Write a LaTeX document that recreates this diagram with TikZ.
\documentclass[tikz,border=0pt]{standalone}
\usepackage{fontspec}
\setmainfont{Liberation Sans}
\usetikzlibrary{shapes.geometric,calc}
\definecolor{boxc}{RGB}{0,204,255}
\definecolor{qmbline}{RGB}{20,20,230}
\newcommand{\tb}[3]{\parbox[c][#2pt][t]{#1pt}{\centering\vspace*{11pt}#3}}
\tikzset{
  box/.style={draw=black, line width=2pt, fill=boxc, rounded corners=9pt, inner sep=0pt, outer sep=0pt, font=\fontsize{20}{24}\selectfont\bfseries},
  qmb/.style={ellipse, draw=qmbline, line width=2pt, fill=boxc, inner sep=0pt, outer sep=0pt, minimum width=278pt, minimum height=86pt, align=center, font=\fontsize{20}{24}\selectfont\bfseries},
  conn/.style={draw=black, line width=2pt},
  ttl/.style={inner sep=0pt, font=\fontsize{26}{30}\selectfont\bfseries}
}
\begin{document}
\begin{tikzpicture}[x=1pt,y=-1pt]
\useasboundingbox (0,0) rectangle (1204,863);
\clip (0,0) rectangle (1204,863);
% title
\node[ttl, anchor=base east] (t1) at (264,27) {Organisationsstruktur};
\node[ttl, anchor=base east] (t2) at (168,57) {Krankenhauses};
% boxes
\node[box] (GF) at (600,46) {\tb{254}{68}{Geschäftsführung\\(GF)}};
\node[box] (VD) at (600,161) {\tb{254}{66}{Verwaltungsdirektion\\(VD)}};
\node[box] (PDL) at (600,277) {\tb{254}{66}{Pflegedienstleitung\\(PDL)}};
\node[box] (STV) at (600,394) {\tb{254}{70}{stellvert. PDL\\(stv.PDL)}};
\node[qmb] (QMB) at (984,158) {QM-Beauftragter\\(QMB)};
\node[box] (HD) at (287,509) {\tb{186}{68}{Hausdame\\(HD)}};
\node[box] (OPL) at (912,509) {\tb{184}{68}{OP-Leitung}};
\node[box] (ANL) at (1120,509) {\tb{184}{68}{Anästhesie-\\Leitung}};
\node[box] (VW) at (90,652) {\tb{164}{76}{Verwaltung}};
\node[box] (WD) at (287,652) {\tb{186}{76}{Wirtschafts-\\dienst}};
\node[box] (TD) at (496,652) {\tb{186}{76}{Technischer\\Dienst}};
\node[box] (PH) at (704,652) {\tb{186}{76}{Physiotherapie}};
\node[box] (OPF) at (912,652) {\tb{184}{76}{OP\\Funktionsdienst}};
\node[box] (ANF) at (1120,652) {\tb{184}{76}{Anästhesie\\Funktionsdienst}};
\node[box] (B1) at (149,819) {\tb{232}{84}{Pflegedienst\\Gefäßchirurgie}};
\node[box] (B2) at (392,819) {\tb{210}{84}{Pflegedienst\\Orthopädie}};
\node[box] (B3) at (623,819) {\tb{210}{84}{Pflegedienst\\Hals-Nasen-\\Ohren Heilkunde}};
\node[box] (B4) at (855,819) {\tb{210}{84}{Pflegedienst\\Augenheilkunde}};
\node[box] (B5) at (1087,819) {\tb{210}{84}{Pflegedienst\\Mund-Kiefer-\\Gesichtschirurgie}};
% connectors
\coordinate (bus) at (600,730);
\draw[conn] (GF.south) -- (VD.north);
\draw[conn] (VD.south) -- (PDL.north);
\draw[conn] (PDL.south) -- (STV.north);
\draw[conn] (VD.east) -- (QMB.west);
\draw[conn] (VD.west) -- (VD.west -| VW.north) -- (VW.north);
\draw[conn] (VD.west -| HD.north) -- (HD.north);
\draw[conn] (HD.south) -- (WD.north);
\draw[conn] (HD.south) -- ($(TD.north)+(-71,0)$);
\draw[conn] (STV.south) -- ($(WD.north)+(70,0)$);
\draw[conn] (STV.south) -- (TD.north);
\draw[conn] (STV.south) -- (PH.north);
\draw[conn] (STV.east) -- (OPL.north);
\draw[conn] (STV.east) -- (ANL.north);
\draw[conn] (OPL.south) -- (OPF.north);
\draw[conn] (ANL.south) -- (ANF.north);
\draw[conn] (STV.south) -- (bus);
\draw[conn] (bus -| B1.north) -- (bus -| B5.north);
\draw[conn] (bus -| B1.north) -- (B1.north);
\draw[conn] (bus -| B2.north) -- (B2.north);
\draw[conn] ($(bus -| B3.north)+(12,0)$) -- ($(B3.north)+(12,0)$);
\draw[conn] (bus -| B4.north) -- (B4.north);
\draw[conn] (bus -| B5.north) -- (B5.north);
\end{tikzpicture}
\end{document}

******

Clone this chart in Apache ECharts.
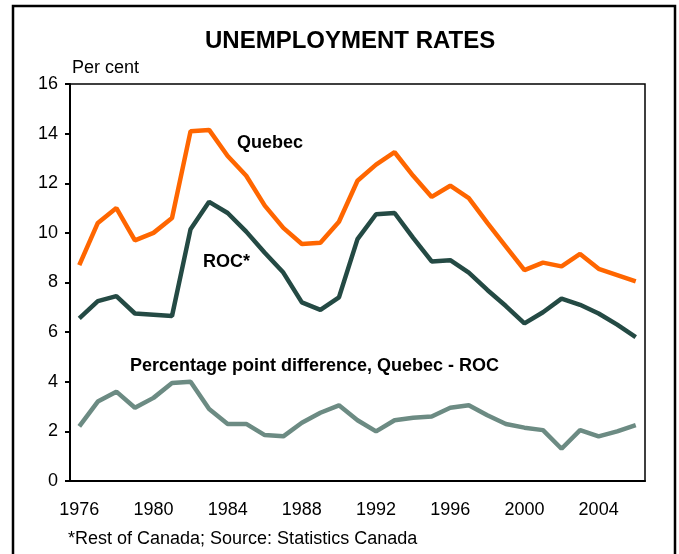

******

* Aim
In the listing, find every line with the word "this" and state how many there are, nothing more.

* Full solution
2